また、退職後の61歳で歌集「褐色山脈」を、65歳で「黄砂の周囲」、74歳で「空間」、77歳で「円型」、81歳で「破裂」と精力的に歌集を発表。「空間」は長崎県文学賞を受賞しています。
短歌会を結成し後進の育成に尽力。
平成6年秋に始まった長崎市中央公民館での短歌講座で講師を務めた前川さんは、講座修了後に修了生に呼びかけて「れもん短歌会」を結成。修了生56名中、20名が参加し新しい短歌会が生まれました。
「れもん短歌会」は、前川さんが講師となり毎月2回の勉強会を続け、平成25年には20年記念大会が盛大に開かれました。

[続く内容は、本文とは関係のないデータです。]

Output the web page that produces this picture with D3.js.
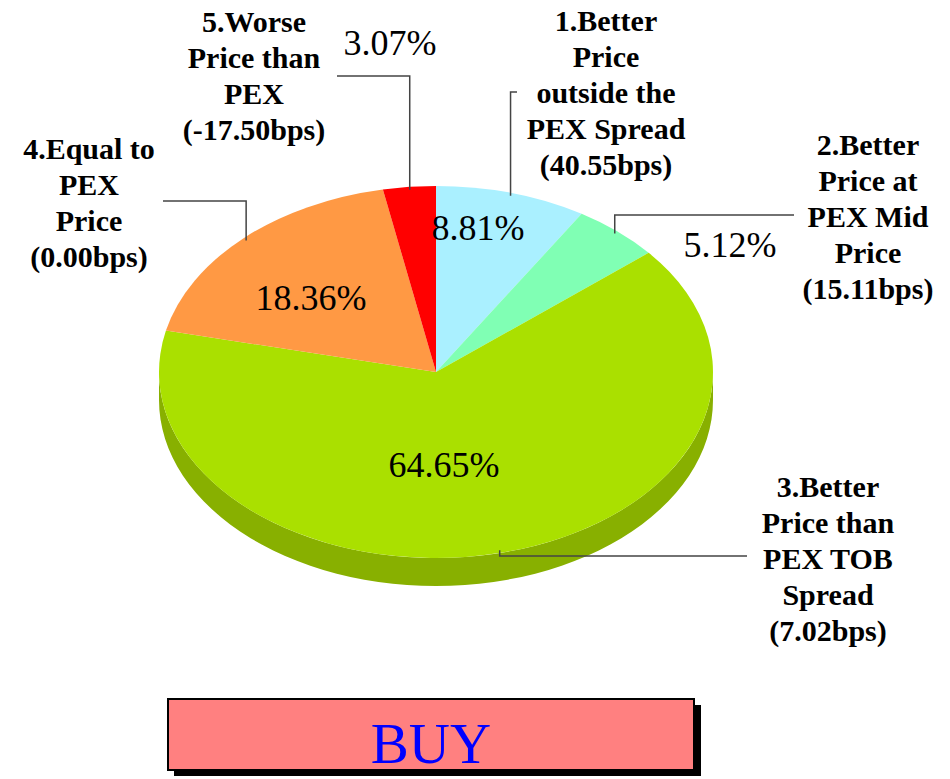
<!DOCTYPE html>
<html>
<head>
<meta charset="utf-8">
<script src="https://cdn.jsdelivr.net/npm/d3@7"></script>
<style>
body { margin: 0; background: #fff; }
</style>
</head>
<body>
<div id="chart"></div>
<script>
// data
var categories = [
    "1.Better\nPrice\noutside the\nPEX Spread\n(40.55bps)",
    "2.Better\nPrice at\nPEX Mid\nPrice\n(15.11bps)",
    "3.Better\nPrice than\nPEX TOB\nSpread\n(7.02bps)",
    "4.Equal to\nPEX\nPrice\n(0.00bps)",
    "5.Worse\nPrice than\nPEX\n(-17.50bps)"
];
var values = [8.81, 5.12, 64.65, 18.36, 3.07];
var title = "BUY";

// styles / layout
var colors = ["#aaf0ff", "#80ffb4", "#aae000", "#ff9944", "#ff0000"];
var sideColors = ["#88c0cc", "#66cc90", "#88b000", "#cc7a36", "#cc0000"];
var W = 950, H = 779;
var cx = 436, cy = 372, rx = 277, ry = 186, depth = 28;
var catPos = [[606, 31], [868, 155], [828, 497], [89, 159], [254, 32]];
var pctPos = [[478, 240], [730, 257], [444, 477], [311, 310], [390, 55]];
var leaders = [[92, 517], [215, 794], [556, 747], [201, 163], [76, 337]]; // knee y, end x

var svg = d3.select('#chart').append('svg')
    .attr('width', W)
    .attr('height', H);

var pie = d3.pie().sort(null).value(d => d);
var arcs = pie(values);

// point on the top ellipse for a d3 angle
var rim = (a, k) => [cx + rx * k * Math.sin(a), cy - ry * k * Math.cos(a)];

// visible side wall (front half)
var sides = svg.append('g');
arcs.forEach(function(d, i) {
    var a0 = Math.max(d.startAngle, Math.PI / 2),
        a1 = Math.min(d.endAngle, Math.PI * 3 / 2);
    if (a1 <= a0) return;
    var pts = [];
    for (var t = 0; t <= 60; t++) pts.push(rim(a0 + (a1 - a0) * t / 60, 1));
    var bottom = pts.map(p => [p[0], p[1] + depth]).reverse();
    sides.append('path')
        .attr('d', d3.line()(pts.concat(bottom)) + 'Z')
        .attr('fill', sideColors[i]);
});

// top face: circular arcs squashed into an ellipse
var arc = d3.arc().innerRadius(0).outerRadius(rx);
svg.append('g')
    .attr('transform', 'translate(' + cx + ',' + cy + ') scale(1,' + (ry / rx) + ')')
    .selectAll('path')
    .data(arcs)
    .enter().append('path')
    .attr('d', arc)
    .attr('fill', (d, i) => colors[i]);

// leader lines
svg.append('g').selectAll('path')
    .data(arcs)
    .enter().append('path')
    .attr('d', function(d, i) {
        var p = rim((d.startAngle + d.endAngle) / 2, 0.985);
        return d3.line()([p, [p[0], leaders[i][0]], [leaders[i][1], leaders[i][0]]]);
    })
    .attr('fill', 'none')
    .attr('stroke', '#444')
    .attr('stroke-width', 1.5);

// percent labels
svg.append('g').selectAll('text')
    .data(arcs)
    .enter().append('text')
    .attr('x', (d, i) => pctPos[i][0])
    .attr('y', (d, i) => pctPos[i][1])
    .attr('text-anchor', 'middle')
    .style('font-family', '"Liberation Serif", "Times New Roman", serif')
    .style('font-size', '36px')
    .text(d => d.data.toFixed(2) + '%');

// category labels
var cat = svg.append('g').selectAll('text')
    .data(categories)
    .enter().append('text')
    .attr('x', (d, i) => catPos[i][0])
    .attr('y', (d, i) => catPos[i][1])
    .attr('text-anchor', 'middle')
    .style('font-family', '"Liberation Serif", "Times New Roman", serif')
    .style('font-weight', 'bold')
    .style('font-size', '30px');
cat.each(function(d, i) {
    d3.select(this).selectAll('tspan')
        .data(d.split('\n'))
        .enter().append('tspan')
        .attr('x', catPos[i][0])
        .attr('dy', (s, j) => j ? 36 : 0)
        .text(s => s);
});

// BUY box
svg.append('rect')
    .attr('x', 174).attr('y', 705)
    .attr('width', 527).attr('height', 71)
    .attr('fill', '#000');
svg.append('rect')
    .attr('x', 168).attr('y', 699)
    .attr('width', 526).attr('height', 71)
    .attr('fill', '#ff8080')
    .attr('stroke', '#000')
    .attr('stroke-width', 2);
svg.append('text')
    .attr('x', 431).attr('y', 763)
    .attr('text-anchor', 'middle')
    .style('font-family', '"Liberation Serif", "Times New Roman", serif')
    .style('font-size', '57px')
    .attr('fill', '#0000ff')
    .text(title);
</script>
</body>
</html>
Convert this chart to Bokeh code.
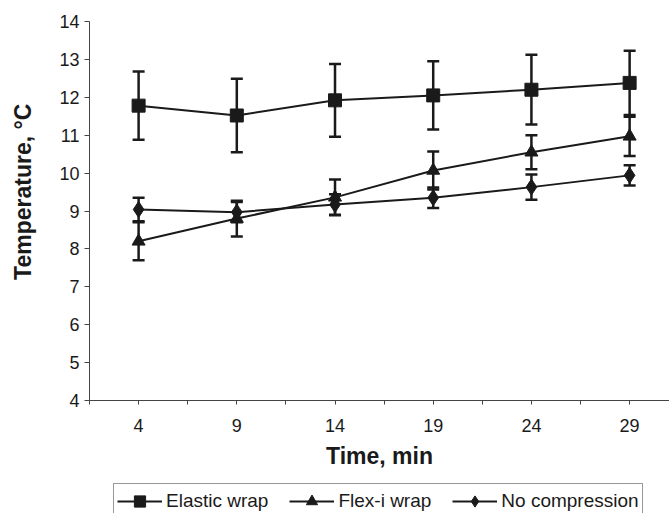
from bokeh.plotting import figure
from bokeh.layouts import column
from bokeh.models import (Range1d, FixedTicker, Whisker, TeeHead, ColumnDataSource,
                          Legend, LegendItem)
from bokeh.embed import file_html
from bokeh.resources import INLINE

# ---- data ----
times = [4, 9, 14, 19, 24, 29]
elastic = [11.78, 11.52, 11.92, 12.05, 12.20, 12.38]
elastic_err = [0.90, 0.97, 0.96, 0.90, 0.92, 0.85]
flex = [8.20, 8.80, 9.36, 10.07, 10.55, 10.97]
flex_err = [0.50, 0.47, 0.47, 0.50, 0.45, 0.52]
nocomp = [9.04, 8.97, 9.17, 9.35, 9.63, 9.94]
nocomp_err = [0.31, 0.27, 0.27, 0.27, 0.33, 0.27]
series_names = ["Elastic wrap", "Flex-i wrap", "No compression"]
y_ticks = [4, 5, 6, 7, 8, 9, 10, 11, 12, 13, 14]

FONT = "Liberation Sans"
INK = "#1a1a1a"

p = figure(width=669, height=482, output_backend="svg", toolbar_location=None,
           x_range=Range1d(1.5, 31.03), y_range=Range1d(4, 14),
           min_border_left=89, min_border_right=0, min_border_top=21,
           min_border_bottom=82)
p.outline_line_color = None
p.xgrid.visible = False
p.ygrid.visible = False
p.background_fill_color = "white"
p.border_fill_color = "white"

# x axis: ticks at categories and midway between them
step = (times[1] - times[0]) / 2
xt = [times[0] - step] + [t + d for t in times for d in (0, step)]
p.xaxis.ticker = FixedTicker(ticks=xt)
p.xaxis.major_label_overrides = {t: (str(int(t)) if t in times else "") for t in xt}
p.xaxis.axis_label = "Time, min"
p.yaxis.ticker = FixedTicker(ticks=y_ticks)
# leading no-break spaces nudge the (centred) title up, as in the original
p.yaxis.axis_label = "\u00a0" * 6 + "Temperature, \u00b0C"

for ax in (p.xaxis[0], p.yaxis[0]):
    ax.axis_line_color = "#444444"
    ax.axis_line_width = 1
    ax.major_tick_line_color = "#444444"
    ax.major_tick_in = 0
    ax.minor_tick_line_color = None
    ax.major_label_text_font = FONT
    ax.major_label_text_font_size = "18px"
    ax.major_label_text_color = INK
    ax.axis_label_text_font = FONT
    ax.axis_label_text_font_size = "23px"
    ax.axis_label_text_font_style = "bold"
    ax.axis_label_text_color = INK
p.xaxis.major_tick_out = 4
p.xaxis.major_label_standoff = 14
p.xaxis.axis_label_standoff = 8
p.yaxis.major_tick_out = 5
p.yaxis.major_label_standoff = 5
p.yaxis.axis_label_standoff = 20

# legend strip (separate canvas so the box is not clipped by the plot frame)
lg = figure(width=669, height=31, output_backend="svg", toolbar_location=None,
            x_range=Range1d(0, 1), y_range=Range1d(0, 1),
            min_border_left=0, min_border_right=0, min_border_top=0,
            min_border_bottom=0)
lg.axis.visible = False
lg.grid.visible = False
lg.outline_line_color = None
lg.background_fill_color = "white"
lg.border_fill_color = "white"

items = []
markers = ["square", "triangle", "diamond"]
sizes = [13, 13, 16]
for name, vals, errs, mk, sz in zip(series_names, [elastic, flex, nocomp],
                                    [elastic_err, flex_err, nocomp_err], markers, sizes):
    src = ColumnDataSource(dict(x=times, y=vals,
                                lo=[v - e for v, e in zip(vals, errs)],
                                hi=[v + e for v, e in zip(vals, errs)]))
    w = Whisker(source=src, base="x", upper="hi", lower="lo",
                line_color=INK, line_width=2.5,
                upper_head=TeeHead(size=12, line_color=INK, line_width=2.5),
                lower_head=TeeHead(size=12, line_color=INK, line_width=2.5))
    p.add_layout(w)
    p.line("x", "y", source=src, line_color=INK, line_width=2)
    p.scatter("x", "y", source=src, marker=mk, size=sz,
              fill_color=INK, line_color=INK)
    # legend proxies in the legend strip (same data, outside its empty view)
    lr = lg.line("x", "y", source=src, line_color=INK, line_width=2)
    sr = lg.scatter("x", "y", source=src, marker=mk, size=sz,
                    fill_color=INK, line_color=INK)
    items.append(LegendItem(label=name, renderers=[lr, sr]))

legend = Legend(items=items, orientation="horizontal", location=(24, -6),
                margin=0, padding=3, spacing=21, glyph_width=45, glyph_height=28,
                label_standoff=4, label_height=20,
                label_text_font=FONT, label_text_font_size="19px",
                label_text_color=INK, border_line_color="#333333",
                border_line_width=1, background_fill_color="white",
                background_fill_alpha=1.0)
lg.add_layout(legend, "center")

page = column(p, lg, spacing=0)
open("out.html", "w").write(file_html(page, INLINE))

また、「れもん短歌会」では、前川さんが発行人となり、毎年、会員の作品を集めた合同歌集「檸檬」を発行するとともに、長崎市中央公民館主催の「公民館まつり」に参加し、会員の色紙、短冊、写真等を展示するなど積極的な活動が行われています。
地域文化の発展に尽くしながら、さらに先を目指す。
平成6年に、当時機能的に不十分な状態であった長崎県文芸協会の事務局長に就任。「県文芸大会」の運営発展のために4年間尽力。また、現在は長崎県文学賞選考委員の選出を務めるなど、地元長崎の文化発展のために活動を続ける前川さん。
「地域文化活動の発展、推進にこれからも鋭意取り組んでいきたい」としながら「所属短歌会『未来』『幻桃』等に毎月発表している作品をまとめ、早期に第7歌集を発行したい」と意欲を語ります。